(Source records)

------------

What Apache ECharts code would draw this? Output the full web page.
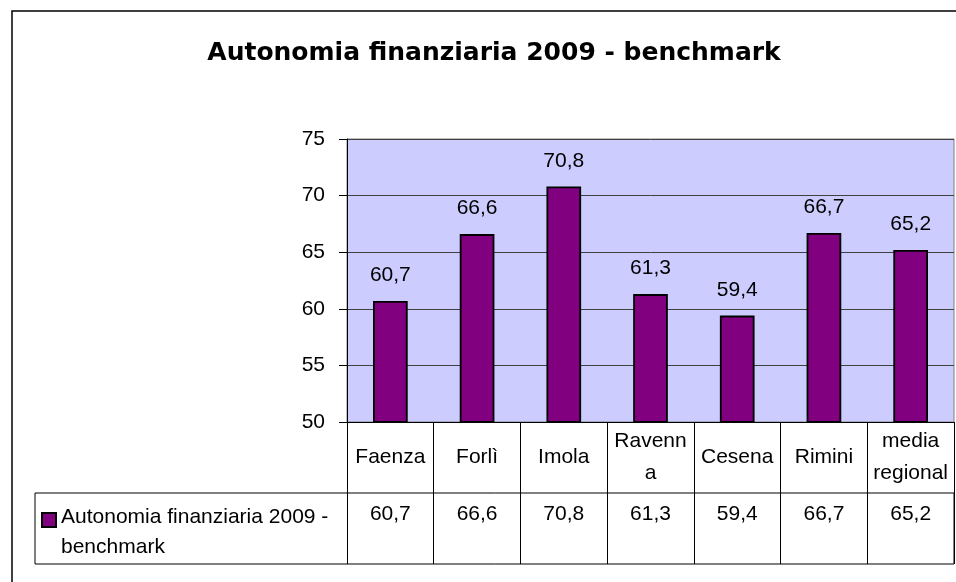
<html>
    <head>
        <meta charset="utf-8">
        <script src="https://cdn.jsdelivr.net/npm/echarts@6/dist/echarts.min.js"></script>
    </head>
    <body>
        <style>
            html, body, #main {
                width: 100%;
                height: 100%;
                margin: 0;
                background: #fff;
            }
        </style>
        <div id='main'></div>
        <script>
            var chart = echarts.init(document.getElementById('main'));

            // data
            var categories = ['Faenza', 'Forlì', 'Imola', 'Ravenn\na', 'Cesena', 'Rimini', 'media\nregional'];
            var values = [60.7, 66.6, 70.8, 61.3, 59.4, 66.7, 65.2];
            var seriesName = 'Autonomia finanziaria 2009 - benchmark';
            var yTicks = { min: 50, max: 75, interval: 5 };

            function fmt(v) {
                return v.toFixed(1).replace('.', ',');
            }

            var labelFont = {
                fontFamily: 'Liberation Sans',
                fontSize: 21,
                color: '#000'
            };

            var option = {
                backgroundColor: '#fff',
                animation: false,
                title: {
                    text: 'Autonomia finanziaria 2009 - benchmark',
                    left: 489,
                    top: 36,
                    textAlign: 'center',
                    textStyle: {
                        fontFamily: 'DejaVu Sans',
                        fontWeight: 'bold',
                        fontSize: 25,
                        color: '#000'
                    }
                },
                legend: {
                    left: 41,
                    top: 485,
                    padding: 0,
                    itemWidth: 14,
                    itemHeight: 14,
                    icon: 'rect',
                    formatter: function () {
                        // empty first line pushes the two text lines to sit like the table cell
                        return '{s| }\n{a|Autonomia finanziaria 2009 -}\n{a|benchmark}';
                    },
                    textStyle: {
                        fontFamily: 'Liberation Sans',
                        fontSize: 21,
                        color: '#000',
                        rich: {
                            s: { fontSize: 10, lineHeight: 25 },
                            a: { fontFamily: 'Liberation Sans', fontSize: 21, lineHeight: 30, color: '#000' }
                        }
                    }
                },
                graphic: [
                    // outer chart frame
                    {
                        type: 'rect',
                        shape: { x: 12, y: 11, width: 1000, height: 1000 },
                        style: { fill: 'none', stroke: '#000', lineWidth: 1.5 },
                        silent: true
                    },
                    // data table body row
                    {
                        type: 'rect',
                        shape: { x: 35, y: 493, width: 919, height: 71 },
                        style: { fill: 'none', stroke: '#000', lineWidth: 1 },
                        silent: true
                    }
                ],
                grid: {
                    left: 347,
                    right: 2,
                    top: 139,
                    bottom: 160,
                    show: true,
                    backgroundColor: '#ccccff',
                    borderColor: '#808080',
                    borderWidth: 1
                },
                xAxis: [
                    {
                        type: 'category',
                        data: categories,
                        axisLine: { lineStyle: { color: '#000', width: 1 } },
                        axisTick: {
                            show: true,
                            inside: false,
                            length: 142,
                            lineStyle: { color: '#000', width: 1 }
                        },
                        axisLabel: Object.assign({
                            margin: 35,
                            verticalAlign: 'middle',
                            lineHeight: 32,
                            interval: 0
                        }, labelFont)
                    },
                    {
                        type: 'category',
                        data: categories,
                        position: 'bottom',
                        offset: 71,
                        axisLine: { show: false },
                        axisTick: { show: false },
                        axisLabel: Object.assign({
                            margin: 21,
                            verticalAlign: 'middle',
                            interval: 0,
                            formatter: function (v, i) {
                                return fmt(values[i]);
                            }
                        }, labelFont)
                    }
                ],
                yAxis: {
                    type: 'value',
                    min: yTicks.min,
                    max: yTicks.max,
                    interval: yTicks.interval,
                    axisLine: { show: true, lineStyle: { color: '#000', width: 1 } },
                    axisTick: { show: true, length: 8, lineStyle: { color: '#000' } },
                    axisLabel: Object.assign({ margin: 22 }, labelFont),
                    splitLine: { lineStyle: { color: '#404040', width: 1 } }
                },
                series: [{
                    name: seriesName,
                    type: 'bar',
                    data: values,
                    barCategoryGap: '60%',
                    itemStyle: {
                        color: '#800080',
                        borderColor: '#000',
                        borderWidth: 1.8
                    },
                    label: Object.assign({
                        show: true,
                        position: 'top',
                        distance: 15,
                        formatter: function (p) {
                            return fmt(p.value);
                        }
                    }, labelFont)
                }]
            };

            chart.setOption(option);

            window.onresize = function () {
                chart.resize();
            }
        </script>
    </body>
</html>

------------

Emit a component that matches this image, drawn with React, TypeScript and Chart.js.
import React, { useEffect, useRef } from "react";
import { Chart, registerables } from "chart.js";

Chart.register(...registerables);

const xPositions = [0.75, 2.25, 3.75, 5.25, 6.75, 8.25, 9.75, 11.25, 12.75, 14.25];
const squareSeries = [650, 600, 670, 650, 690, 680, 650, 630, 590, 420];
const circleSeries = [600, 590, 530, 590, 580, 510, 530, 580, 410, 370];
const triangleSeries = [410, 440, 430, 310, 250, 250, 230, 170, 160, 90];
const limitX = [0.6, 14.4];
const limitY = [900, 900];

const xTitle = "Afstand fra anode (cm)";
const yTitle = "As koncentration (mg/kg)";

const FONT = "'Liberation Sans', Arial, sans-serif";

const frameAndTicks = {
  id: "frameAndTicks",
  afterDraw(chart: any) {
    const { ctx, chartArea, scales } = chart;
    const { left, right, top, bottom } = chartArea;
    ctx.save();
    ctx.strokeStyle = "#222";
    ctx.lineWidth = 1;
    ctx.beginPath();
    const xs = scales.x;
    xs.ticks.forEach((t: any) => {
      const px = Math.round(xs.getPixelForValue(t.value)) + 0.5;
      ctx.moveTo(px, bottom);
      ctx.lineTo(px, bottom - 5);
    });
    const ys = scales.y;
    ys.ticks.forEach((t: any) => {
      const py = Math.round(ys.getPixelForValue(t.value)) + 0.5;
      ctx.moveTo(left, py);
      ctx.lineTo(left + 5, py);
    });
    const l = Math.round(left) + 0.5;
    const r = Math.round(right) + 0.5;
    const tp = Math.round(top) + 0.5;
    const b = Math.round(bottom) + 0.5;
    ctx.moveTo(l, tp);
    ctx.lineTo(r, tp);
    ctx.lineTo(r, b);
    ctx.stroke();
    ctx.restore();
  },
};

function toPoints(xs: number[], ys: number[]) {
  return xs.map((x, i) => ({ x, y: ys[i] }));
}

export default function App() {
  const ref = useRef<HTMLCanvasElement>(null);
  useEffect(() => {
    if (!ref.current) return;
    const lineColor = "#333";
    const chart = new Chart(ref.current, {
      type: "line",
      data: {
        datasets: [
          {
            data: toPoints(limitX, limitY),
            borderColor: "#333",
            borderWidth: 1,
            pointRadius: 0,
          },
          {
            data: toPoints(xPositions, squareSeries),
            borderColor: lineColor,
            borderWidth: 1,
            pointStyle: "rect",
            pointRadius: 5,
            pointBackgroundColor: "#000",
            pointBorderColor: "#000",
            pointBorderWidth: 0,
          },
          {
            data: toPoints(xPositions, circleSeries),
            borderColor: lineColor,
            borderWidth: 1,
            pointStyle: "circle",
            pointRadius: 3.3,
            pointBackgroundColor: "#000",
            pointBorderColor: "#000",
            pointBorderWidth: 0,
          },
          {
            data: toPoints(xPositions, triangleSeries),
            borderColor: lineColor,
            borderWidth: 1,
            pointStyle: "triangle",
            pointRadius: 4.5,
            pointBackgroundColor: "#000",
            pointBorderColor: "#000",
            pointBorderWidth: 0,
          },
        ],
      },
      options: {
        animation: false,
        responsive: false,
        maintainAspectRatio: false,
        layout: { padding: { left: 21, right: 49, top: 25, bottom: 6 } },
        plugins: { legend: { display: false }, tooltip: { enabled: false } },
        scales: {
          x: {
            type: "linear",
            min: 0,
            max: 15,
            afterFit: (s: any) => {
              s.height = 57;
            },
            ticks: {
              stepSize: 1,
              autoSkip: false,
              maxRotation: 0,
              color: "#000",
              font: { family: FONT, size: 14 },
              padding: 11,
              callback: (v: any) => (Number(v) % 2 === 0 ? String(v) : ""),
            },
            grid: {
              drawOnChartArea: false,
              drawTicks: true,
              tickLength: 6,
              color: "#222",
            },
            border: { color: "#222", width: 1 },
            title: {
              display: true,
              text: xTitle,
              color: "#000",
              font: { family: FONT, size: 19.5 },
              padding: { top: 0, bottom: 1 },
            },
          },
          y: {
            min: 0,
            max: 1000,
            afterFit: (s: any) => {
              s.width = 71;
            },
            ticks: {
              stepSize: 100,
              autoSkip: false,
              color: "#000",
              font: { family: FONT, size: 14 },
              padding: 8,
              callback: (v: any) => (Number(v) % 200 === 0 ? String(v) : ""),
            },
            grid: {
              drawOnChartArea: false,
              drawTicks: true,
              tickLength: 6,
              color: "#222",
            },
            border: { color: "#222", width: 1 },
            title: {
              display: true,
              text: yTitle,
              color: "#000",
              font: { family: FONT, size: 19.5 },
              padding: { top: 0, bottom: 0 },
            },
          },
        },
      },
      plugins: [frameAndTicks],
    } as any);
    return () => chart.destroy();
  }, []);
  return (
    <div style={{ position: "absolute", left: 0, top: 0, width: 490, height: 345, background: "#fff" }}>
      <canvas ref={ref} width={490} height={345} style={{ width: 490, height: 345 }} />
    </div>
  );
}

------------

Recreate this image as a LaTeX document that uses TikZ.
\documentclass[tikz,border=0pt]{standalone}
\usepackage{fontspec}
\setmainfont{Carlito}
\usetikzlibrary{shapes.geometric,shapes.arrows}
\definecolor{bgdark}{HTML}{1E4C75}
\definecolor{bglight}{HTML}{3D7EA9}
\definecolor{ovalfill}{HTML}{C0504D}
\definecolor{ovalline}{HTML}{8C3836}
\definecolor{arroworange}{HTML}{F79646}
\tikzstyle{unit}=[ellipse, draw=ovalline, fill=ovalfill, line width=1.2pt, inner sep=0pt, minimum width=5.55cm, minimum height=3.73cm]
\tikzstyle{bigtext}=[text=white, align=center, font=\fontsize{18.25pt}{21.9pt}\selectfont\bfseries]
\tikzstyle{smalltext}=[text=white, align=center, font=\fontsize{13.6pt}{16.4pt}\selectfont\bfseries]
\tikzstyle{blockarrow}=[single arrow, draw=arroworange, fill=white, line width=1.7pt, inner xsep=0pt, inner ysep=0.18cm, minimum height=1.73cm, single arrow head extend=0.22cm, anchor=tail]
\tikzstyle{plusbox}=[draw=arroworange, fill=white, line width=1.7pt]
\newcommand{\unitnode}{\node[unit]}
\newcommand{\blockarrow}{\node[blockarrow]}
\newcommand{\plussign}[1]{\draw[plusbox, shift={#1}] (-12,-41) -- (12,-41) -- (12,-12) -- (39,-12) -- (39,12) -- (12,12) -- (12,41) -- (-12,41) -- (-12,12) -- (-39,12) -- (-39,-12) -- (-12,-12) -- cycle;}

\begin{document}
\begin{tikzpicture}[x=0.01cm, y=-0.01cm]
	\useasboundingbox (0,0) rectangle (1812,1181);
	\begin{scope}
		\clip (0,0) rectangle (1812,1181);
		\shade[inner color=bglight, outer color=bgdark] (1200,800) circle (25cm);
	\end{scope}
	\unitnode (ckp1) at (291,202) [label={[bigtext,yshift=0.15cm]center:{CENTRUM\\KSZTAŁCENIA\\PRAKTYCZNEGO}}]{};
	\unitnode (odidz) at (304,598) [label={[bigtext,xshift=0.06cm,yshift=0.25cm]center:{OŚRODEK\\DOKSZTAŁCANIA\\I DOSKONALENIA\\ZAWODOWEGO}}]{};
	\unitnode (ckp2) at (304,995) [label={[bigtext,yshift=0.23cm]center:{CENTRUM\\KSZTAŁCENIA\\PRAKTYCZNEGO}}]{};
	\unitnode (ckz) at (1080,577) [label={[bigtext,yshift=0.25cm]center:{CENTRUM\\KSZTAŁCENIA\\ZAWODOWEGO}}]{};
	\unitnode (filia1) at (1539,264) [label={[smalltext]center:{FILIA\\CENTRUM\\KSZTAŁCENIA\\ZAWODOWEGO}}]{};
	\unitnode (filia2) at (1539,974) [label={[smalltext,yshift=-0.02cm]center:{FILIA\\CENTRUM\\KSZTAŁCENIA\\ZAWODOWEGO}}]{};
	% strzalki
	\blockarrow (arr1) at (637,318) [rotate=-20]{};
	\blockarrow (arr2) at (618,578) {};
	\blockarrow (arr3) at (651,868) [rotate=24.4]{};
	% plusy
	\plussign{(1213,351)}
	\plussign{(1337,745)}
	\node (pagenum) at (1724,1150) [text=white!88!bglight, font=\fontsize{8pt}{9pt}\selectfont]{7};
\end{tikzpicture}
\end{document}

------------

* [What is asked]: Give back, unchanged, each line from the one containing "What Apache ECharts" through the one containing "var chart = echarts.init(document.getElementById('main'));". Pictures are to be left out.

* [Completed exercise]:
What Apache ECharts code would draw this? Output the full web page.
<html>
    <head>
        <meta charset="utf-8">
        <script src="https://cdn.jsdelivr.net/npm/echarts@6/dist/echarts.min.js"></script>
    </head>
    <body>
        <style>
            html, body, #main {
                width: 100%;
                height: 100%;
                margin: 0;
                background: #fff;
            }
        </style>
        <div id='main'></div>
        <script>
            var chart = echarts.init(document.getElementById('main'));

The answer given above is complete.